His great ambition is to be a writer but his mother is against him getting above himself. She complains when he gives up his office job, “It’s a guid respectable job with a collar and tie.” He replies, “Aye. It’s respectable. And I’m fed up to the teeth with respectability. As soon as anyone shows any sign of gumption you want him to become respectable. Put a collar and tie on. It’s in case they’ll bite. They’re frightened they’ll bite. And so they will. The ones that don’t get collared.” But, he thought, he would always have to make concessions to others just because he loved them. “It was exactly thus that conscience makes cowards of us all.”

He marries and to make ends meet goes to work alongside his brother in a slaughterhouse. There are vivid descriptions of the processes involved in rendering an animal fit for human consumption. He meets with minor success with a few short stories written in a style he knows will sell but completing his novel is a more elusive task. Even stopping work and living on his and his wife’s savings isn’t enough. He feels a deep attachment to his art, “obliging him to accept the arrogant task of creating art out of deprivation rather than choose the easy way of leaving deprivation behind him…. To attempt the difficult, almost impossible task of making art out of his Scottishness rather than turn towards a sophisticated, successful but alien tradition.”

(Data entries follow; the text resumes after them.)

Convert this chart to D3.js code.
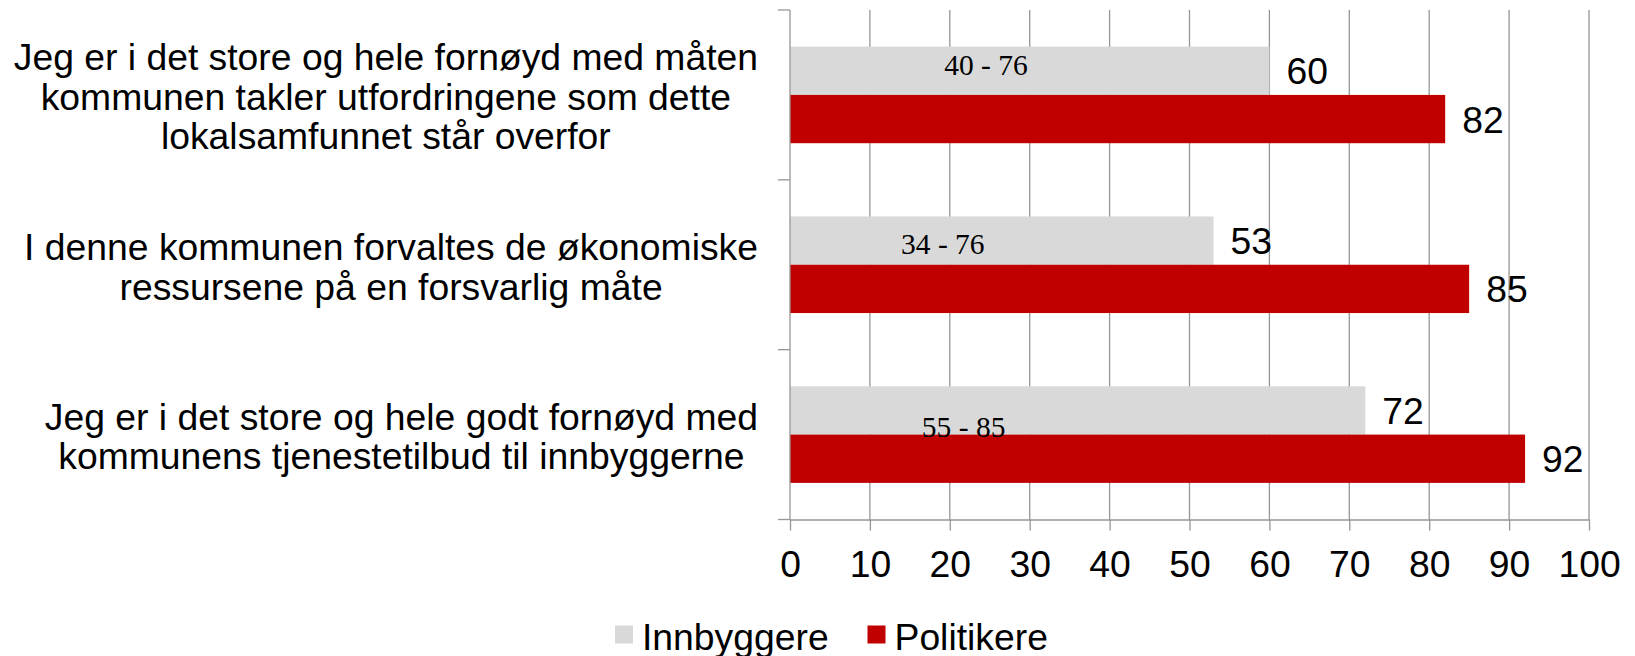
<!DOCTYPE html>
<html>
<head>
<meta charset="utf-8">
<script src="https://cdn.jsdelivr.net/npm/d3@7"></script>
<style>
  html, body { margin: 0; padding: 0; background: #fff; }
  svg { display: block; }
  text { font-family: "Liberation Sans", Arial, sans-serif; }
</style>
</head>
<body>
<svg id="chart" width="1635" height="656"></svg>
<script>
// ---- data ----
const categories = [
  "Jeg er i det store og hele fornøyd med måten|kommunen takler utfordringene som dette|lokalsamfunnet står overfor",
  "I denne kommunen forvaltes de økonomiske|ressursene på en forsvarlig måte",
  "Jeg er i det store og hele godt fornøyd med|kommunens tjenestetilbud til innbyggerne"
];
const seriesNames = ["Innbyggere", "Politikere"];
const innbyggere = [60, 53, 72];
const politikere = [82, 85, 92];
const rangeLabels = ["40 - 76", "34 - 76", "55 - 85"];
const xTicks = [0, 10, 20, 30, 40, 50, 60, 70, 80, 90, 100];

// annotation placement (data-unit x, px offset from bar top)
const rangeLabelX = [19.3, 13.9, 16.5];
const rangeLabelDy = [28.5, 38, 50.7];

const colors = { "Innbyggere": "#d9d9d9", "Politikere": "#c00000" };
const gridColor = "#969696";
const fontSize = 37.3;

const svg = d3.select("#chart");
const x = d3.scaleLinear().domain([0, 100]).range([790, 1589]);
const y0 = d3.scaleBand().domain(categories).range([10, 519.5]).paddingInner(0).paddingOuter(0);
const y1 = d3.scaleBand().domain(seriesNames).range([0, y0.bandwidth()]).paddingInner(0).paddingOuter(0.758);

// gridlines
svg.append("g").selectAll("line").data(xTicks.filter(t => t > 0)).join("line")
  .attr("x1", d => x(d)).attr("x2", d => x(d))
  .attr("y1", 10).attr("y2", 519.5)
  .attr("stroke", gridColor).attr("stroke-width", 1.3);

// bars
const table = categories.map((c, i) => ({ cat: c, values: [
  { s: "Innbyggere", v: innbyggere[i] },
  { s: "Politikere", v: politikere[i] }
]}));

const groups = svg.append("g").selectAll("g").data(table).join("g")
  .attr("transform", d => `translate(0,${y0(d.cat)})`);

groups.selectAll("rect").data(d => d.values).join("rect")
  .attr("x", x(0))
  .attr("y", d => y1(d.s))
  .attr("width", d => x(d.v) - x(0))
  .attr("height", y1.bandwidth())
  .attr("fill", d => colors[d.s]);

// value labels
groups.selectAll("text.val").data(d => d.values).join("text")
  .attr("class", "val")
  .attr("x", d => x(d.v) + 17)
  .attr("y", d => y1(d.s) + y1.bandwidth() / 2 + 13.5)
  .attr("font-size", fontSize)
  .attr("fill", "#000")
  .text(d => d.v);

// range labels (Times)
groups.append("text")
  .attr("x", (d, i) => x(rangeLabelX[i]))
  .attr("y", (d, i) => y1("Innbyggere") + rangeLabelDy[i])
  .style("font-family", "'Liberation Serif', 'Times New Roman', serif")
  .attr("font-size", 29.5)
  .attr("fill", "#000")
  .text((d, i) => rangeLabels[i]);

// vertical axis (category)
const yAxisG = svg.append("g");
yAxisG.append("line")
  .attr("x1", x(0)).attr("x2", x(0)).attr("y1", 10).attr("y2", 519.5)
  .attr("stroke", gridColor).attr("stroke-width", 1.3);
const boundaries = categories.map(c => y0(c)).concat([y0.range()[1]]);
yAxisG.selectAll("line.tk").data(boundaries).join("line")
  .attr("class", "tk")
  .attr("x1", x(0) - 12).attr("x2", x(0)).attr("y1", d => d).attr("y2", d => d)
  .attr("stroke", gridColor).attr("stroke-width", 1.3);

// bottom axis
const xAxis = d3.axisBottom(x).tickValues(xTicks).tickSize(11).tickPadding(20).tickSizeOuter(0);
const xg = svg.append("g").attr("transform", "translate(0,519.5)").call(xAxis);
xg.select(".domain").attr("stroke", gridColor).attr("stroke-width", 1.3);
xg.selectAll(".tick line").attr("stroke", gridColor).attr("stroke-width", 1.3);
xg.selectAll(".tick text")
  .attr("font-size", fontSize)
  .attr("font-family", "'Liberation Sans', Arial, sans-serif")
  .attr("fill", "#000");

// category labels: centered lines, block right-aligned at 758
const lineH = 39.5;
categories.forEach(c => {
  const lines = c.split("|");
  const g = svg.append("g");
  const texts = lines.map((ln, i) => g.append("text")
    .attr("font-size", fontSize)
    .attr("text-anchor", "middle")
    .attr("fill", "#000")
    .attr("y", y0(c) + y0.bandwidth() / 2 + 15 + (i - (lines.length - 1) / 2) * lineH)
    .text(ln));
  const maxW = d3.max(texts, t => t.node().getComputedTextLength());
  const cx = 758 - maxW / 2;
  texts.forEach(t => t.attr("x", cx));
});

// legend
const legend = svg.append("g");
const legendX = [615, 867.5];
seriesNames.forEach((s, i) => {
  legend.append("rect")
    .attr("x", legendX[i]).attr("y", 625.5)
    .attr("width", 18).attr("height", 18)
    .attr("fill", colors[s]);
  legend.append("text")
    .attr("x", legendX[i] + 27).attr("y", 649.5)
    .attr("font-size", fontSize)
    .attr("fill", "#000")
    .text(s);
});
</script>
</body>
</html>
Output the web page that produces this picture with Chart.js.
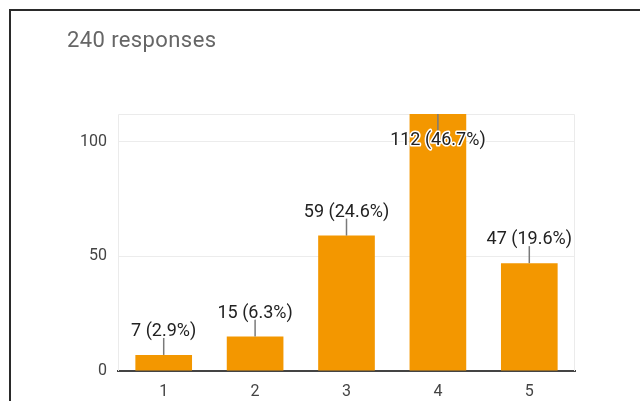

On the death of his father in a lorry accident he thinks, “everything in human life – the everyday common tasks, sex, love, contentment, aspiration, ordinary human intercourse, hope, laughter, were like dirty snivelling little secrets being uncovered by this sneering, wicked, expedient, mechanistic force that was the world,” and conceives “a story of this bonny wean, of a gifted child who’d scatter his useless gifts about the world; a story of prodigality, of waste, of squandering, which would contain all his sourness, pessimism and accusation; and his love too.”

An intensely literary book, The Dear, Green Place is about the struggle to stay yourself and be true to a vision, and the difficulties that lie along that path. And a reminder that knowledge and deep thinking do not belong exclusively to the well-heeled.

According to Alasdair Gray’s introduction (again I left this till after reading the book) Hind’s shorter works – plays, radio scripts and some short stories – are now lost. All that remains of his œuvre is contained within this book’s covers. The Dear, Green Place is the major part and acts in contrast to the stereotypical view of Glasgow and its inhabitants as portrayed in the likes of No Mean City. Gray tells us that Gles Chu has been previously translated as green hollow, green churchyard, greyhounds ferry, dear stream, and later, in Glasgow’s industrial, imperial pomp, grey forge or grey smithy but that the dear green place, Hinds’s own translation, is now generally accepted. Though sometimes, still – even now the smoke and the industry have largely gone – that description can seem inapt, the city does have an abundance of parks and leafy spaces.

The other large story in these covers is the unfinished Fur Sadie, the story of Sadie Anderson, a woman with perfect pitch – her ‘doh’ (in her head she can translate intervals and chords into sol-fa) – who, remembering her childhood friend Anna Berman playing the piano, in middle age buys one of her own and starts to get lessons – despite the incomprehension and teasing she receives from her husband, Alec, and sons, Hugh and Colin. In a pun on musical terminology and the position of a working class woman of her time Hind tells us Sadie had always known how to diminish. Despite many years of marriage and three children together Sadie and Alec had never seen one another naked, “A terrible modesty that excluded sexuality from the commonplace acts of the day and, denying ordinary acts of touching and looking, denied a way of expressing tenderness.” This “modesty” surrounding the human body (pudency would be an even more apt term) was an all too prevalent tendency in a Scotland steeped in Calvinism. The story’s title is not only a reference to Beethoven’s piano composition Für Elise but also to the way the word “for” is pronounced in Glasgow dialect. Fur Sadie acts as a companion piece to The Dear, Green Place in that it features another working class protagonist with aspirations to artistic endeavour but it has a more optimistic feel. It’s a pity it is incomplete (apparently Hind said, “It developed a slow puncture,”) as Sadie is an engaging character and this reader of the fragment was definitely left wanting more.

The final prose piece in the book, The Men of the Clyde, appeared in Scottish International, August 1973, and is an encomium to the workers of the Upper Clyde Shipbuilders work-in. Lastly there is a song lyric, The Dear Green Place, (composed with Peter Kelly) from a review Through with a Flourish presented at the Edinburgh International Festival in 1971.

Pedant’s corner:- compatability, (compatibility,) grills (grilles,) rough shod (roughshod,) in a list “paraffin. turpentine,” (paraffin, turpentine,) octopi (octopuses or, the Greek plural, octopodes,) the cuticle of the nails (cuticles would be more correct,) tick (tic,) Anna’s surname flicks from Bermant to Berman and back,) worried at lot (worried a lot,) piano stood (stool,) just that same (just the same,) waked in (walked in,) rubbing a corned (corner,) “Beethoven’s sly double use of the piece, which was for Elsie in the concession to unlearned fingers and that it was for Elsie in that it seemed to express, sensuously, her young bloom” (should not both these Elsies be Elises?)